What you will do → Reproduce the following material exactly, including every line.

Provided data →
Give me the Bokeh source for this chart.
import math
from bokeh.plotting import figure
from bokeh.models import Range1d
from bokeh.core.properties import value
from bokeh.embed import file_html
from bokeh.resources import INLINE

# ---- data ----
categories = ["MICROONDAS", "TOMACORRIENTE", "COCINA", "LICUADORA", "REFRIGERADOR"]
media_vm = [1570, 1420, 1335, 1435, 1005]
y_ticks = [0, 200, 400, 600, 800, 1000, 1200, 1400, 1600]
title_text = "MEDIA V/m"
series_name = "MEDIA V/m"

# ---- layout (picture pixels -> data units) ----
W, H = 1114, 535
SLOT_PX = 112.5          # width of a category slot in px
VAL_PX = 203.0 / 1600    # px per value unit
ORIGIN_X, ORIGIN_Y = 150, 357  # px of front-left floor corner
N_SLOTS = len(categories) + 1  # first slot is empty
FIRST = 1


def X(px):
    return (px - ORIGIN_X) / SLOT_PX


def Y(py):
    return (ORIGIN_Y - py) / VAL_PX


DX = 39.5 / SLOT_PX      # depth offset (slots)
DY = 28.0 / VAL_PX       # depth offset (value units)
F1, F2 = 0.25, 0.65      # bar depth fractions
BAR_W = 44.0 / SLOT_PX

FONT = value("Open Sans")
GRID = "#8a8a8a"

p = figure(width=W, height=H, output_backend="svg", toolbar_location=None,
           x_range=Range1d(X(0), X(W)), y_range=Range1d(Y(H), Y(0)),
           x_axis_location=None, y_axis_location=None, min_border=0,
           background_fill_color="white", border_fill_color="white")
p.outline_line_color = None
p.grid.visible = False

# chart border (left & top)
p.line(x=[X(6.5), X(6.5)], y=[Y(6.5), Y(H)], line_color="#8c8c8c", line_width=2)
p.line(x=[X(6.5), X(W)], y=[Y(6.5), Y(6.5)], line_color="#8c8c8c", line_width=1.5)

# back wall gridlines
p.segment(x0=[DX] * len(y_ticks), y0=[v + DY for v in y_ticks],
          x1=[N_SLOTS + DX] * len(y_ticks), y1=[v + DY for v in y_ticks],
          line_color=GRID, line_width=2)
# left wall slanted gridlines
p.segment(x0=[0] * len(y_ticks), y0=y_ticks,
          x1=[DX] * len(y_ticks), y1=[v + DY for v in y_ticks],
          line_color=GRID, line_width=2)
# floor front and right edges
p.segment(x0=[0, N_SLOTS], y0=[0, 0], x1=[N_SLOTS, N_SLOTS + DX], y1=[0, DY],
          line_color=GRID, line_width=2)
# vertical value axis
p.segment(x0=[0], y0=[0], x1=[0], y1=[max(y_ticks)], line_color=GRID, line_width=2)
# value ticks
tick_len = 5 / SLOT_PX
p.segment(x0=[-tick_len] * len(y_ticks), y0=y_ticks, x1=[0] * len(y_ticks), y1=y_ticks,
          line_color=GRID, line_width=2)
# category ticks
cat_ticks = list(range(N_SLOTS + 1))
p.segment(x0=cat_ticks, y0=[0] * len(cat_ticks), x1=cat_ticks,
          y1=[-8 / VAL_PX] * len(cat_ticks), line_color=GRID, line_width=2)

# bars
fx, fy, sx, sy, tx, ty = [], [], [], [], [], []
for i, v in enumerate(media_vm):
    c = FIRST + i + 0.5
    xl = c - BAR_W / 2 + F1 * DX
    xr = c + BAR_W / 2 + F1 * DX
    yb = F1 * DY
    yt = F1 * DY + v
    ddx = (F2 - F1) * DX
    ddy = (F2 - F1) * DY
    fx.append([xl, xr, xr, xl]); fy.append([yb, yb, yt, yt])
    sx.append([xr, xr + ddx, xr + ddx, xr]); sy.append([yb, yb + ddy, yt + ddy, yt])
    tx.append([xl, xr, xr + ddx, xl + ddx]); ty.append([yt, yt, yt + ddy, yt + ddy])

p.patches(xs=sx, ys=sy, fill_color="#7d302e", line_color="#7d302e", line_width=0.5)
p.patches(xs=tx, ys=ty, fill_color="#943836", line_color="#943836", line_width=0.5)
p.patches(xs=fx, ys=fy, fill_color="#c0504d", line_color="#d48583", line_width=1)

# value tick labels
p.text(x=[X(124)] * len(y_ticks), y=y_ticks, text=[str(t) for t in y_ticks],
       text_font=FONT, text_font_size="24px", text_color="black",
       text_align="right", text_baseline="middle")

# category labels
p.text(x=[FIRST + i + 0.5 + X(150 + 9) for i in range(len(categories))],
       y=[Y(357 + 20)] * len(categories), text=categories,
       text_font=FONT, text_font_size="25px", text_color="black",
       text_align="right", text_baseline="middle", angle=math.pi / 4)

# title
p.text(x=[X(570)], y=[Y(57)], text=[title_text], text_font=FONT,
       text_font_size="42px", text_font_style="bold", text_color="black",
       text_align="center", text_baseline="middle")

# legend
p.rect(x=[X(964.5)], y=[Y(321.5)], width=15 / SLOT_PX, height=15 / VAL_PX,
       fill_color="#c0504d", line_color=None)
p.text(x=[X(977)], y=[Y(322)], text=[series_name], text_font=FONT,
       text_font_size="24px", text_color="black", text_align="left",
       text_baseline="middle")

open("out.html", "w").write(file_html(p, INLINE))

Result for this task →
Give me the Bokeh source for this chart.
import math
from bokeh.plotting import figure
from bokeh.models import Range1d
from bokeh.core.properties import value
from bokeh.embed import file_html
from bokeh.resources import INLINE

# ---- data ----
categories = ["MICROONDAS", "TOMACORRIENTE", "COCINA", "LICUADORA", "REFRIGERADOR"]
media_vm = [1570, 1420, 1335, 1435, 1005]
y_ticks = [0, 200, 400, 600, 800, 1000, 1200, 1400, 1600]
title_text = "MEDIA V/m"
series_name = "MEDIA V/m"

# ---- layout (picture pixels -> data units) ----
W, H = 1114, 535
SLOT_PX = 112.5          # width of a category slot in px
VAL_PX = 203.0 / 1600    # px per value unit
ORIGIN_X, ORIGIN_Y = 150, 357  # px of front-left floor corner
N_SLOTS = len(categories) + 1  # first slot is empty
FIRST = 1


def X(px):
    return (px - ORIGIN_X) / SLOT_PX


def Y(py):
    return (ORIGIN_Y - py) / VAL_PX


DX = 39.5 / SLOT_PX      # depth offset (slots)
DY = 28.0 / VAL_PX       # depth offset (value units)
F1, F2 = 0.25, 0.65      # bar depth fractions
BAR_W = 44.0 / SLOT_PX

FONT = value("Open Sans")
GRID = "#8a8a8a"

p = figure(width=W, height=H, output_backend="svg", toolbar_location=None,
           x_range=Range1d(X(0), X(W)), y_range=Range1d(Y(H), Y(0)),
           x_axis_location=None, y_axis_location=None, min_border=0,
           background_fill_color="white", border_fill_color="white")
p.outline_line_color = None
p.grid.visible = False

# chart border (left & top)
p.line(x=[X(6.5), X(6.5)], y=[Y(6.5), Y(H)], line_color="#8c8c8c", line_width=2)
p.line(x=[X(6.5), X(W)], y=[Y(6.5), Y(6.5)], line_color="#8c8c8c", line_width=1.5)

# back wall gridlines
p.segment(x0=[DX] * len(y_ticks), y0=[v + DY for v in y_ticks],
          x1=[N_SLOTS + DX] * len(y_ticks), y1=[v + DY for v in y_ticks],
          line_color=GRID, line_width=2)
# left wall slanted gridlines
p.segment(x0=[0] * len(y_ticks), y0=y_ticks,
          x1=[DX] * len(y_ticks), y1=[v + DY for v in y_ticks],
          line_color=GRID, line_width=2)
# floor front and right edges
p.segment(x0=[0, N_SLOTS], y0=[0, 0], x1=[N_SLOTS, N_SLOTS + DX], y1=[0, DY],
          line_color=GRID, line_width=2)
# vertical value axis
p.segment(x0=[0], y0=[0], x1=[0], y1=[max(y_ticks)], line_color=GRID, line_width=2)
# value ticks
tick_len = 5 / SLOT_PX
p.segment(x0=[-tick_len] * len(y_ticks), y0=y_ticks, x1=[0] * len(y_ticks), y1=y_ticks,
          line_color=GRID, line_width=2)
# category ticks
cat_ticks = list(range(N_SLOTS + 1))
p.segment(x0=cat_ticks, y0=[0] * len(cat_ticks), x1=cat_ticks,
          y1=[-8 / VAL_PX] * len(cat_ticks), line_color=GRID, line_width=2)

# bars
fx, fy, sx, sy, tx, ty = [], [], [], [], [], []
for i, v in enumerate(media_vm):
    c = FIRST + i + 0.5
    xl = c - BAR_W / 2 + F1 * DX
    xr = c + BAR_W / 2 + F1 * DX
    yb = F1 * DY
    yt = F1 * DY + v
    ddx = (F2 - F1) * DX
    ddy = (F2 - F1) * DY
    fx.append([xl, xr, xr, xl]); fy.append([yb, yb, yt, yt])
    sx.append([xr, xr + ddx, xr + ddx, xr]); sy.append([yb, yb + ddy, yt + ddy, yt])
    tx.append([xl, xr, xr + ddx, xl + ddx]); ty.append([yt, yt, yt + ddy, yt + ddy])

p.patches(xs=sx, ys=sy, fill_color="#7d302e", line_color="#7d302e", line_width=0.5)
p.patches(xs=tx, ys=ty, fill_color="#943836", line_color="#943836", line_width=0.5)
p.patches(xs=fx, ys=fy, fill_color="#c0504d", line_color="#d48583", line_width=1)

# value tick labels
p.text(x=[X(124)] * len(y_ticks), y=y_ticks, text=[str(t) for t in y_ticks],
       text_font=FONT, text_font_size="24px", text_color="black",
       text_align="right", text_baseline="middle")

# category labels
p.text(x=[FIRST + i + 0.5 + X(150 + 9) for i in range(len(categories))],
       y=[Y(357 + 20)] * len(categories), text=categories,
       text_font=FONT, text_font_size="25px", text_color="black",
       text_align="right", text_baseline="middle", angle=math.pi / 4)

# title
p.text(x=[X(570)], y=[Y(57)], text=[title_text], text_font=FONT,
       text_font_size="42px", text_font_style="bold", text_color="black",
       text_align="center", text_baseline="middle")

# legend
p.rect(x=[X(964.5)], y=[Y(321.5)], width=15 / SLOT_PX, height=15 / VAL_PX,
       fill_color="#c0504d", line_color=None)
p.text(x=[X(977)], y=[Y(322)], text=[series_name], text_font=FONT,
       text_font_size="24px", text_color="black", text_align="left",
       text_baseline="middle")

open("out.html", "w").write(file_html(p, INLINE))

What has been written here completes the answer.